There is no simple strategy to combat the evil that permeates social media, video entertainment and the hearts and minds of wicked people. Criminals do not obey gun laws, whether there are 20 or 20,000 new gun laws.
The next two school shooters have already procured their firearms and have planned their attacks. They are merely waiting for the time and date that will enhance their notoriety.
Law enforcement nationwide, in unity with their school districts, are proactively planning deterrence and reaction to the next shooter. I recommend that off-duty and retired peace officers be allowed to carry their firearms on school campuses at any time.
We can plan and train, but enhanced background checks must be a part of continual deterrence.
To prevent future violent crimes, there should be a national database of all children being treated for emotional or behavioral problems, especially those being treated with psychotropic drugs. When they reach the age of majority and wish to purchase a firearm, the background check will include this database.
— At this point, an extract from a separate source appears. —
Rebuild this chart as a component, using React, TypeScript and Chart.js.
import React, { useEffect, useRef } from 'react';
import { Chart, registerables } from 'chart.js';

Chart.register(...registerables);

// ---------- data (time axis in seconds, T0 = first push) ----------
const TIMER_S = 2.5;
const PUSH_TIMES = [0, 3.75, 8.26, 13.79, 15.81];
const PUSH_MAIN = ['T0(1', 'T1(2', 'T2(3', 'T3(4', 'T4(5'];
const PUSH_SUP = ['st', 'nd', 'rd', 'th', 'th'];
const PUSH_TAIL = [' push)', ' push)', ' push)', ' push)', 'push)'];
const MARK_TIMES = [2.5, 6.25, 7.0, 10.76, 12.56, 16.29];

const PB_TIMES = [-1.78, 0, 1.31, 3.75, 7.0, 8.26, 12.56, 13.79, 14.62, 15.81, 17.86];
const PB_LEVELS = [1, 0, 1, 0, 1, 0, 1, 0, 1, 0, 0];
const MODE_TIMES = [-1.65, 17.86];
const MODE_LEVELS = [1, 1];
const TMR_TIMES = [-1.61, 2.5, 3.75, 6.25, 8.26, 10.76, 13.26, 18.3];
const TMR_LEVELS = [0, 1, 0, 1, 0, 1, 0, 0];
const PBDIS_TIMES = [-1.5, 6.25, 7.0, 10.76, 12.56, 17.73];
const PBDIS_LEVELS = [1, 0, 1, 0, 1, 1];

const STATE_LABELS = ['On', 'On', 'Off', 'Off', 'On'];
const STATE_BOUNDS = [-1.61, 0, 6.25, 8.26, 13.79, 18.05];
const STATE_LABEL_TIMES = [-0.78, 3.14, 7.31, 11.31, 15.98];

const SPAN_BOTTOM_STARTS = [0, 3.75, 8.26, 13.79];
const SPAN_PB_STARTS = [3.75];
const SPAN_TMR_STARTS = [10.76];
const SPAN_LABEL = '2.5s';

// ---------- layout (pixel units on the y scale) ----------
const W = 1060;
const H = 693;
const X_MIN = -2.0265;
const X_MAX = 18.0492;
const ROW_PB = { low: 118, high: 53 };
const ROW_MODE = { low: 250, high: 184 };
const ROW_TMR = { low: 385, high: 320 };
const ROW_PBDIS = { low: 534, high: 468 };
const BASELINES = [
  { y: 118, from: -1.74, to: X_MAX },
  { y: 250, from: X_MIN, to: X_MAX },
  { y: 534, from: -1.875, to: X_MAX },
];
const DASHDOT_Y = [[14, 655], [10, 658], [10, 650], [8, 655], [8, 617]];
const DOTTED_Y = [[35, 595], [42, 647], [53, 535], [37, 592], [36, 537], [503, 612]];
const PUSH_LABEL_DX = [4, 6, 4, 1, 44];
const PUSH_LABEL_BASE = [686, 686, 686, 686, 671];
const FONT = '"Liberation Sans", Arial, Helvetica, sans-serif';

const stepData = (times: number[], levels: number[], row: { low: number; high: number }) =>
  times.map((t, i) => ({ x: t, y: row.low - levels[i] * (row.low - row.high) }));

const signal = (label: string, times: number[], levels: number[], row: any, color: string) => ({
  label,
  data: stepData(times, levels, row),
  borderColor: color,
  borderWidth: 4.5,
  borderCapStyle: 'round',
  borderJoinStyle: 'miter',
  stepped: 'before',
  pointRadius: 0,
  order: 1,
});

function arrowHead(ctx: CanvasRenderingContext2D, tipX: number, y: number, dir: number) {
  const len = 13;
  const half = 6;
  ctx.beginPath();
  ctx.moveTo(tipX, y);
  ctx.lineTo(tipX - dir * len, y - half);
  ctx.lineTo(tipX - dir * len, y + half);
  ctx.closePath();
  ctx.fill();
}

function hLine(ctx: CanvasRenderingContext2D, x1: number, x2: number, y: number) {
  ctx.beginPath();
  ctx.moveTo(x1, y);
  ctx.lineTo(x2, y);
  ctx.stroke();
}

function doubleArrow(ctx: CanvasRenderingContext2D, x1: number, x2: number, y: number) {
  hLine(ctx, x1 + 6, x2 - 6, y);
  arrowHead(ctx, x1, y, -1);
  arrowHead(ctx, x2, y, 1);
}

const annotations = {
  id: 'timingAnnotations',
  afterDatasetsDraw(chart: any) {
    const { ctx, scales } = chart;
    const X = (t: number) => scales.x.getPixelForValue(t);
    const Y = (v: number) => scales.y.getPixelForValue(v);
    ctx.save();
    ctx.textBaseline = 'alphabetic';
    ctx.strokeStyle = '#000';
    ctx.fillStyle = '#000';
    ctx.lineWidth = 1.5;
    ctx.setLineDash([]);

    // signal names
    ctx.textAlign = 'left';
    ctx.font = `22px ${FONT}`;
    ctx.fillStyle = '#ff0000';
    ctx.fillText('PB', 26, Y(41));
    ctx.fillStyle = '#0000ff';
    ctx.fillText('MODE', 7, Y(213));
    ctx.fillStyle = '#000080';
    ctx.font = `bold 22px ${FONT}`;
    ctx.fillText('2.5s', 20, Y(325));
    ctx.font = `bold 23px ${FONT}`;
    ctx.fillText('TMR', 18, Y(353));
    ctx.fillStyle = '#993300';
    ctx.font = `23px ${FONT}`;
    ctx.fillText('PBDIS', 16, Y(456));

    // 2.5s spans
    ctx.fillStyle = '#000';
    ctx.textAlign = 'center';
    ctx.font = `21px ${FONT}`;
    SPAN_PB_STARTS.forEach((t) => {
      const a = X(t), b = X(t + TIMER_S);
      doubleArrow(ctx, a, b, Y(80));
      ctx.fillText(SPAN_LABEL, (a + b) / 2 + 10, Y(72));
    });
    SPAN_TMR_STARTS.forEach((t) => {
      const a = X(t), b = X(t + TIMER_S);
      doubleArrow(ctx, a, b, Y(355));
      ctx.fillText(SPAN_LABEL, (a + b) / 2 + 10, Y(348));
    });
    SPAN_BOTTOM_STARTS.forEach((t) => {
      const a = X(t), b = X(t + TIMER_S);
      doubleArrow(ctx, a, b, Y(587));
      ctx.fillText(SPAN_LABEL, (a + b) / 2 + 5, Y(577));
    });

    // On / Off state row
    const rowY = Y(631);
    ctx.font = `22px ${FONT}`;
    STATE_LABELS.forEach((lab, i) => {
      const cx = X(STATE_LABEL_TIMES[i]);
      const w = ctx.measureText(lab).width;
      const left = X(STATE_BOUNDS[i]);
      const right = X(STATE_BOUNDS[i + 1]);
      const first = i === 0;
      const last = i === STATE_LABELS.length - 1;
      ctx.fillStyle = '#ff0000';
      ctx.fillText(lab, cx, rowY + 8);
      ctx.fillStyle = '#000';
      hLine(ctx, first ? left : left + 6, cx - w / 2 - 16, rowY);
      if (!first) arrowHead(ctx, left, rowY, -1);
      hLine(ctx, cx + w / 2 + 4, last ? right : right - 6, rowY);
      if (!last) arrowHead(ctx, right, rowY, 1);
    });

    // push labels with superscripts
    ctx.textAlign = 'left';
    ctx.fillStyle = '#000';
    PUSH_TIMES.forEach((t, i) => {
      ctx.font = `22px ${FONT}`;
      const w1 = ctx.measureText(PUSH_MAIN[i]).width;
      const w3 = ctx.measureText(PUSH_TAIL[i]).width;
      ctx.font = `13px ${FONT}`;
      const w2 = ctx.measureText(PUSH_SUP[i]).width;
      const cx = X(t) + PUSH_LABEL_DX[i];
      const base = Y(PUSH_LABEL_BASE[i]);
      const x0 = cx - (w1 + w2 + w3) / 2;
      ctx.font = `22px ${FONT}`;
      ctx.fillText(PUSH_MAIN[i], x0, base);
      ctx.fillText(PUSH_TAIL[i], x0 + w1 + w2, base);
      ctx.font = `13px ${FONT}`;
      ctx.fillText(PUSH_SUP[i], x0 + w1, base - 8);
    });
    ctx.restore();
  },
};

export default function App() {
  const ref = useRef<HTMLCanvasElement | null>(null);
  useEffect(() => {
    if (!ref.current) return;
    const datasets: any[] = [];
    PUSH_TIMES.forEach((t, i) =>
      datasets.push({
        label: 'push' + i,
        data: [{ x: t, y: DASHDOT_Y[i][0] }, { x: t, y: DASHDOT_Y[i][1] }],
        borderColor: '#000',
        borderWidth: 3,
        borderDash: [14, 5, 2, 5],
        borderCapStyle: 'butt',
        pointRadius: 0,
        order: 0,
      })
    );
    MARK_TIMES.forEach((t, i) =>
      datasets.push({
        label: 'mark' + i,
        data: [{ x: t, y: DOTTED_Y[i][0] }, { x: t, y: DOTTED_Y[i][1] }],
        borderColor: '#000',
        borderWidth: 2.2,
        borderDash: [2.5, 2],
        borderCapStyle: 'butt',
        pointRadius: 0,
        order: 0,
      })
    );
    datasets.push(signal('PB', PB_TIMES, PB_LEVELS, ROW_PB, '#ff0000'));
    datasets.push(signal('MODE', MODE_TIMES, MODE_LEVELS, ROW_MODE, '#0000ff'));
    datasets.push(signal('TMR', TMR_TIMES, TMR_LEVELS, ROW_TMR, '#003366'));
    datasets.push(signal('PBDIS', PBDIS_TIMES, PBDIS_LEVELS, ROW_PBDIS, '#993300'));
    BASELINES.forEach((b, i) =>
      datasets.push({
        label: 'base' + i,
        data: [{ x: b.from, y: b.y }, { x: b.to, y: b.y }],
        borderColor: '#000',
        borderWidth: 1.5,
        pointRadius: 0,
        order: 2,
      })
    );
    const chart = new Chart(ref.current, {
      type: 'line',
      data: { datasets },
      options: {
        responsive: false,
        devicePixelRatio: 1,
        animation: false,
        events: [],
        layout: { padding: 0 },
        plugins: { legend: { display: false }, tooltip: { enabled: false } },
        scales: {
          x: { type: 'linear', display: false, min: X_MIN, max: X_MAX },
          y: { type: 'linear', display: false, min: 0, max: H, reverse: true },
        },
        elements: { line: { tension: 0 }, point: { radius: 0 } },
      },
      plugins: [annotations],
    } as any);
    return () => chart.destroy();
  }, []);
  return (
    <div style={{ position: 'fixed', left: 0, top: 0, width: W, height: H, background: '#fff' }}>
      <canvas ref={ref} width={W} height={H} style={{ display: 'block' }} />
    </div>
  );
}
A physician or a judge, or both, would have to adjudicate their mental condition prior to the purchase of a firearm.
The millions of people who are addicted to heroin and fentanyl should also be placed into a national database preventing them from purchasing a firearm.
Will databases and background checks prevent all shootings? No, but it is one step in a multidisciplinary approach.
Will confiscating everyone’s firearms, all 325 million, prevent future gun violence? No, because criminals do not obey laws.
Finally, instead of blaming innocent people and organizations for the acts of evildoers, prosecute the criminals.
Is there anyone else angry at the Florida shooter besides me?